There I mostly just fix horizont, crop and add maybe 8-10 of detail under Exposure and detail.

And then to Photoshop ->

Then make a copy of layer and open it in Nik collection and HDR Efex Pro.
Then I give it often a quit hardt reatment. adjusting for hard HDR contrast, much more than I really want + I might add heavy vingeting.

Next step might be to open remaining layer in Silver Efex Pro.
Here I also give it a hars treatment with lots of character. I often use Wet Rock. And might add burn edges, rather heavily.

Back to PS

Now you put Silver efex on top of the layer stack and make it transparent by "poking it in the eye"

Then you adjust HDR to maybe 50% and then "unpoke the eye" of Silver.

Now come the artistic touch in to play!

Adjust the opacity of the Silver layer to taste!
Then adjust the opaciti of HDR- layer back and forth until it feels interesting.
Then back to adjust Silver layer.

Reapeat until you feel a proper level of nausea.

If the print is intended for Canvas, then I normally goes for a higher level of nausea.

Then you are don!

(But it is important that you work under the printing profile for your Canvas in PS.
Then you see directly on screen what you might expect to get from the printer.
If not you might be disappointed because the Canavs can normally not produce the gamut you have on your screen.
It will likely look much darker and more murky than you expected)
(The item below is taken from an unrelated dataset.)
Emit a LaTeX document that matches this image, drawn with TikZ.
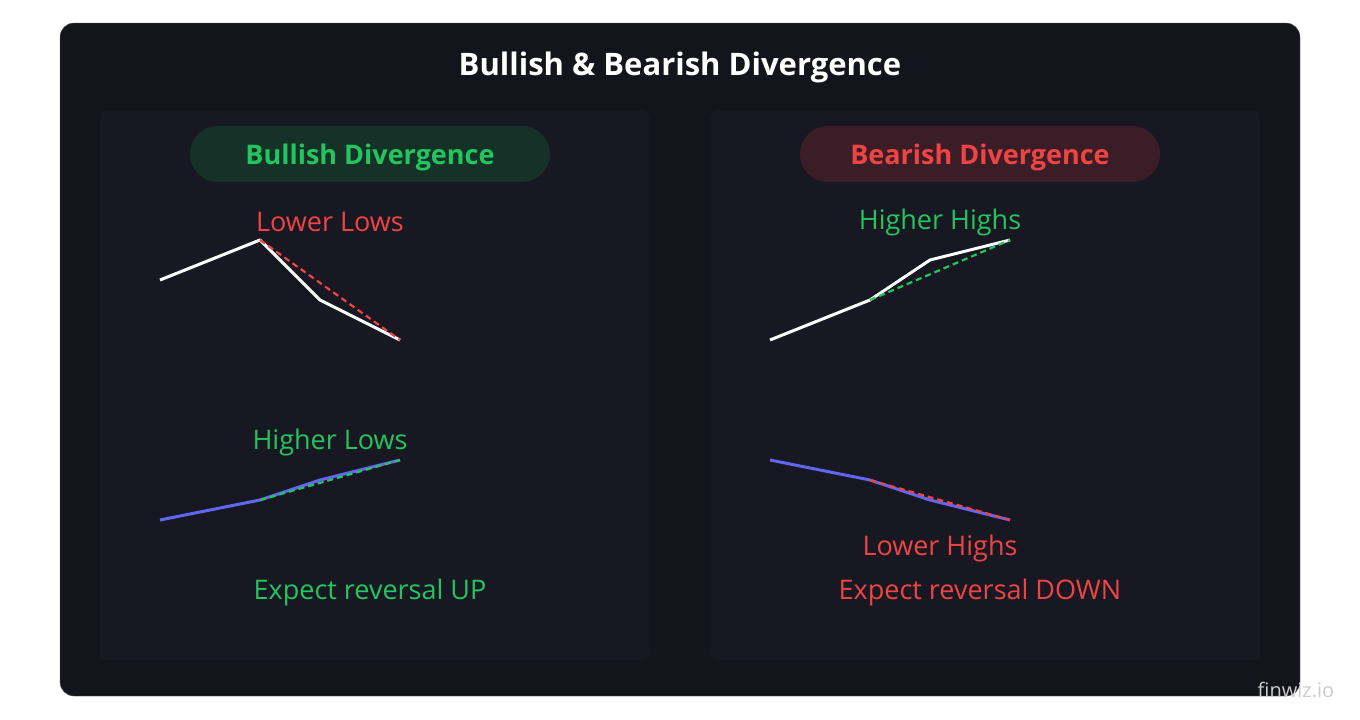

I have learned that it actually helps to resize a canvas picture to about 300P even if I am printing on Canvas.
Gives you a better level of sharpnes in small details.
For that I use ON1 Resize, works like charm!

And check it only in 50% zoom if you intend it for print.
That normaly give you a realistic feeling of how the print will look.

Only irritating thing is that the subtle layer of micro contrast get lost in the process to convert it to proper size for web and to Jpg.
But I use the Bicubic for smother transitions when rezoning.
If you use some sharpening here it often just looks over sharped and with heavy contrast.

Generaly I dont care much about following a rigorous recept.

But this is a common way for me to start with a Fuji Raw.

The ting is that I really have no ide where I will end upp when I get going in PP.

But the main thing is not to care about what others might think or even what you your self might think!

Wait until you feel that the trip is over, then you look at the result.

Works for me!

School over for today :toocool:


Ray
 
Last edited:

Grayhand

Well-known member
In other words:

You adjust HDR for contrast.
But here you often pay a price in oversaturated colors.

So you fix the high color saturation in Silver.
That gives you the desired level of contrast without over saturation.

The bonus is that you can get some interesting side effects!

Ray
 

Grayhand

Well-known member
The summer house



X-E1, 55-200

Using the same PP as earlier described, adjusted for a slightly different result.

Ray
 

Sapphie

Member
In other words:

You adjust HDR for contrast.
But here you often pay a price in oversaturated colors.

So you fix the high color saturation in Silver.
That gives you the desired level of contrast without over saturation.

The bonus is that you can get some interesting side effects!

Ray
Ray

Thanks for the detailed explanation - I didn't intend to test your memory to this extent!
I try to be fairly conservative in my PP efforts (read that as very minimal!) but clearly for somebody who knows what they are doing you are getting great results.